Nashville’s mayor is urging the Metro Council to spend $50 million of federal COVID relief funds to chip away at homelessness.
This latest push from the mayor comes after the council delayed voting on multiple funding resolutions to allow time to get some of their questions answered.
It also comes as residents in Bellevue grow louder in their demands for the city to do something at Brookmeade Park, where some have been pushing for an encampment to closed. There’s been tension. For some, the example represents privileged residents putting their desired use for the park over other community needs. But from the residents’ viewpoint, it’s a multi-decade showcase of how the city hasn’t prioritized resolving homelessness.
The Metro Parks department will meet in that community Monday to hear from the public.
Dede Byrd is the vice president of Bellevue’s Reclaim Brookmeade Park. She’s looking forward to any movement to close a homeless encampment there.
“There’s no security. There’s no running water. There’s no electricity,” she says. “They’re on the streets. They are surviving. They’ve had trauma. That is not the place to support them.”
Proposal for federal funds
After the federal COVID-19 eviction moratorium ended, more residents have become homeless. This doesn’t always look like living on the street, but also includes a person couch surfing with someone in their network.

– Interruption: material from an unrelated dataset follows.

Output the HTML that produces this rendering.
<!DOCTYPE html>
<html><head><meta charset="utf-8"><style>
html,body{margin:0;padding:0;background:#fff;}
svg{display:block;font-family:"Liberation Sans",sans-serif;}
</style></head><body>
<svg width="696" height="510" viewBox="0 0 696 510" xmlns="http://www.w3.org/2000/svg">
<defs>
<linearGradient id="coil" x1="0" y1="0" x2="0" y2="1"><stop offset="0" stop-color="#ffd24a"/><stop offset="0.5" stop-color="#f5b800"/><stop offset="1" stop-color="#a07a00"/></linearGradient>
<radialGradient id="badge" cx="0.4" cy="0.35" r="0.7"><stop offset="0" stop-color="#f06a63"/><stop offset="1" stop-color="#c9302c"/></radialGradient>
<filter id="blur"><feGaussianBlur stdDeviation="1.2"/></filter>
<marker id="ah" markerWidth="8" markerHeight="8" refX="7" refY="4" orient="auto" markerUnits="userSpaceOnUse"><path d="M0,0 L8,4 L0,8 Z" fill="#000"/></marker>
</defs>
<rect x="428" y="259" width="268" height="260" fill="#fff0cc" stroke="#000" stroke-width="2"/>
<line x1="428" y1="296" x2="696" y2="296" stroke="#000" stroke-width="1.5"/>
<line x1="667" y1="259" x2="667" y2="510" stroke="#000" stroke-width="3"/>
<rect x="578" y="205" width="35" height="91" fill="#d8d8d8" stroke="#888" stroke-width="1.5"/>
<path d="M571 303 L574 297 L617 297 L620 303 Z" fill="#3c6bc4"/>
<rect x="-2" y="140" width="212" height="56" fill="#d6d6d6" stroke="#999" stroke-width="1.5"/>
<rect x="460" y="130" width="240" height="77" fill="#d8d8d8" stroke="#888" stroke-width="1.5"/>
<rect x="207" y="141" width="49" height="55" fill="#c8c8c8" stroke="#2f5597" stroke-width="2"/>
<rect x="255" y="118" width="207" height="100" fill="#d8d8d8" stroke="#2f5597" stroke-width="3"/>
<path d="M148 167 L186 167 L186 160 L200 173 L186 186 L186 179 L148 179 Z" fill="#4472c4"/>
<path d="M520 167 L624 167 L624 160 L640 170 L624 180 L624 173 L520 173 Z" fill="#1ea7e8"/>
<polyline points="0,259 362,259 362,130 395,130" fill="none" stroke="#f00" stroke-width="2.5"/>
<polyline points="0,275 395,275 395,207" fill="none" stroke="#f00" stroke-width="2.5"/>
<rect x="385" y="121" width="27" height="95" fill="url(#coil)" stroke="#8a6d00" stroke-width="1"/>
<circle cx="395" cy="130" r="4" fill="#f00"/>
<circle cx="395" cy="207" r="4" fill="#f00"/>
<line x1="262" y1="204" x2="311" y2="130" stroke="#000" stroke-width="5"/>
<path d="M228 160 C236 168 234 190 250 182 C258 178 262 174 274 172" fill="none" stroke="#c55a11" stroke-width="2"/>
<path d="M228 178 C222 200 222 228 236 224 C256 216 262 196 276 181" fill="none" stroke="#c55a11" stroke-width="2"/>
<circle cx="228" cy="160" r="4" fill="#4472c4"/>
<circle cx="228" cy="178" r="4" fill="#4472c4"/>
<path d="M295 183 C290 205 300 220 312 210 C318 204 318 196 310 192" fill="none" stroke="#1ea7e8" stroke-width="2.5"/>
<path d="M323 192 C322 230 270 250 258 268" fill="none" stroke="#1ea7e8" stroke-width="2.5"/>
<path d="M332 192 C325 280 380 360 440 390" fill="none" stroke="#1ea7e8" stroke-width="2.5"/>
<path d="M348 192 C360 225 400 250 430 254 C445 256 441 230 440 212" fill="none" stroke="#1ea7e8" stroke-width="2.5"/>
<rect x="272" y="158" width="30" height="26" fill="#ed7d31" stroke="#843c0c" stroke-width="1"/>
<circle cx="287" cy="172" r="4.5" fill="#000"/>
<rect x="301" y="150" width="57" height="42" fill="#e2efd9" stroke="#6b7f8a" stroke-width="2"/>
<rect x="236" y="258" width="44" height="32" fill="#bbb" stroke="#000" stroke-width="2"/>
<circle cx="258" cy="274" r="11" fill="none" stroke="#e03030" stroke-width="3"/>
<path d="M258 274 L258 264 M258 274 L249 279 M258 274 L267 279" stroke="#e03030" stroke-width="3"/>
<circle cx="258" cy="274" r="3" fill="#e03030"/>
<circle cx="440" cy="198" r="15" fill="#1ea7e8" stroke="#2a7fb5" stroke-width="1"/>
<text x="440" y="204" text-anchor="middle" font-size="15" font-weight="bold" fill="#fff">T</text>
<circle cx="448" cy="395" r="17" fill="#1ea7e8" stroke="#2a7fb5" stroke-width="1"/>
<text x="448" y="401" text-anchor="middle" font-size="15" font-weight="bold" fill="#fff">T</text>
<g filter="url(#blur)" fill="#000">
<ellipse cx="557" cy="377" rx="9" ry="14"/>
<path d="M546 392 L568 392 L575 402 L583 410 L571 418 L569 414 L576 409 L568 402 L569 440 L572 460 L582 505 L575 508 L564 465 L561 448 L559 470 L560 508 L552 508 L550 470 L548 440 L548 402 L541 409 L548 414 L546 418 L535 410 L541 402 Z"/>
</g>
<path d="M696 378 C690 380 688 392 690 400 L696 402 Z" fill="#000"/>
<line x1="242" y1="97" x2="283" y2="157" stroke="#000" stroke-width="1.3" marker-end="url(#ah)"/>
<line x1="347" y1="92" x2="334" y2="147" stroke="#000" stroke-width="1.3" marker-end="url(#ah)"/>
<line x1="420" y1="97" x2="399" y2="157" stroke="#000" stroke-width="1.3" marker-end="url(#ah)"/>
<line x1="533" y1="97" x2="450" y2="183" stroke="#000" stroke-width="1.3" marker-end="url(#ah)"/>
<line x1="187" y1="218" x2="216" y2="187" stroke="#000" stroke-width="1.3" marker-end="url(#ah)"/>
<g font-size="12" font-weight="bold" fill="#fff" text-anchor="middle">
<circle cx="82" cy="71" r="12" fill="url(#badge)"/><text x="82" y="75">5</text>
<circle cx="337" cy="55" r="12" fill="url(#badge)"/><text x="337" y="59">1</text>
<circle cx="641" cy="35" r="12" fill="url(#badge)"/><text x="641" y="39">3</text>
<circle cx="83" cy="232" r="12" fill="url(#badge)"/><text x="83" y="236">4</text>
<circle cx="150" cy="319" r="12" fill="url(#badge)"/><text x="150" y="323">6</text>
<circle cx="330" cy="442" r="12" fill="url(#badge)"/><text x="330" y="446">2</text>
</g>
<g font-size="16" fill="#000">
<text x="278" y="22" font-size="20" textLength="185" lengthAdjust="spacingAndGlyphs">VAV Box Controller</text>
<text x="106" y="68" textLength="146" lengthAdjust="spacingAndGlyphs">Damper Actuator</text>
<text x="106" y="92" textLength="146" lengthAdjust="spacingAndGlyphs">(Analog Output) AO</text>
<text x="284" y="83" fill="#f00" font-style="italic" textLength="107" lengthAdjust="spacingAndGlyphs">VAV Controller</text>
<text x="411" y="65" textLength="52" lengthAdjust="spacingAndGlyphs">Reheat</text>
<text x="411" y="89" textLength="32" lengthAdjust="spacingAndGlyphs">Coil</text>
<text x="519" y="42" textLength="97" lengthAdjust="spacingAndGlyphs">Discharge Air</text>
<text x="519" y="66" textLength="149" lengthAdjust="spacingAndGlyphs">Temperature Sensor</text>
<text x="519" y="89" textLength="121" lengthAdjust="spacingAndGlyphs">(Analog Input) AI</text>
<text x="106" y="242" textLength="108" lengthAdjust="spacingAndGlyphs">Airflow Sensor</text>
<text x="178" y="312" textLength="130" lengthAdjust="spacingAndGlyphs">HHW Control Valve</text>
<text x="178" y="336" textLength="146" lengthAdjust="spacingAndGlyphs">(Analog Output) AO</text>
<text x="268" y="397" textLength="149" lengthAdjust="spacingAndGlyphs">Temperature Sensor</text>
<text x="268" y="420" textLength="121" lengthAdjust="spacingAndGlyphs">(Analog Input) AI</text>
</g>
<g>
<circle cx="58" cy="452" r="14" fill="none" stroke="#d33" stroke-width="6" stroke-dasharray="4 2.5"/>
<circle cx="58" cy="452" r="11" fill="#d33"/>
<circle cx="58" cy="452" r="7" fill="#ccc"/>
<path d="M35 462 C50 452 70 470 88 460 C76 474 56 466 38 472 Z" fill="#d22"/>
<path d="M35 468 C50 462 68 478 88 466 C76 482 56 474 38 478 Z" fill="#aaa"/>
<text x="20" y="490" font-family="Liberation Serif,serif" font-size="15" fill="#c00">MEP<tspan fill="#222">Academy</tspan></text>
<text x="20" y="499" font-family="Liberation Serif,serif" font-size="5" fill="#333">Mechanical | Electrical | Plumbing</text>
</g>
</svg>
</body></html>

As outlined by the mayor’s office, $50 million in relief dollars would go toward four goals:
- Building affordable housing units.
- Supporting services like addiction and mental health treatment.
- Short-term housing, like staying at a church until more permanent housing opens up.

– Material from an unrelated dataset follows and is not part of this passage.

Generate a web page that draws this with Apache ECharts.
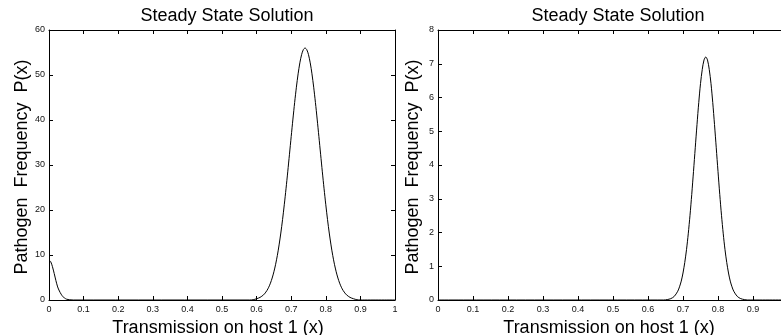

- Incentivizing landlords, developers and property owners to remove barriers to get housing.
“Every unhoused resident finds himself or herself in that circumstance for different reasons,” Mayor John Cooper says. “And these new resources will significantly bolster our ability to address the root cause of why folks on the streets are there and help them get back on their feet and into housing.”
In the last few years, policymakers have made it challenging on the community. A permanent supportive housing project that’s meant to address homelessness was supposed to open this fall. But because of the mayor’s redesigns, it just broke ground in late May. In June of 2022, Tennessee lawmakers further criminalized homelessness by expanding penalties for where anti-camping laws are in effect.
The Metro Council is scheduled to consider the relief spending on Oct. 4.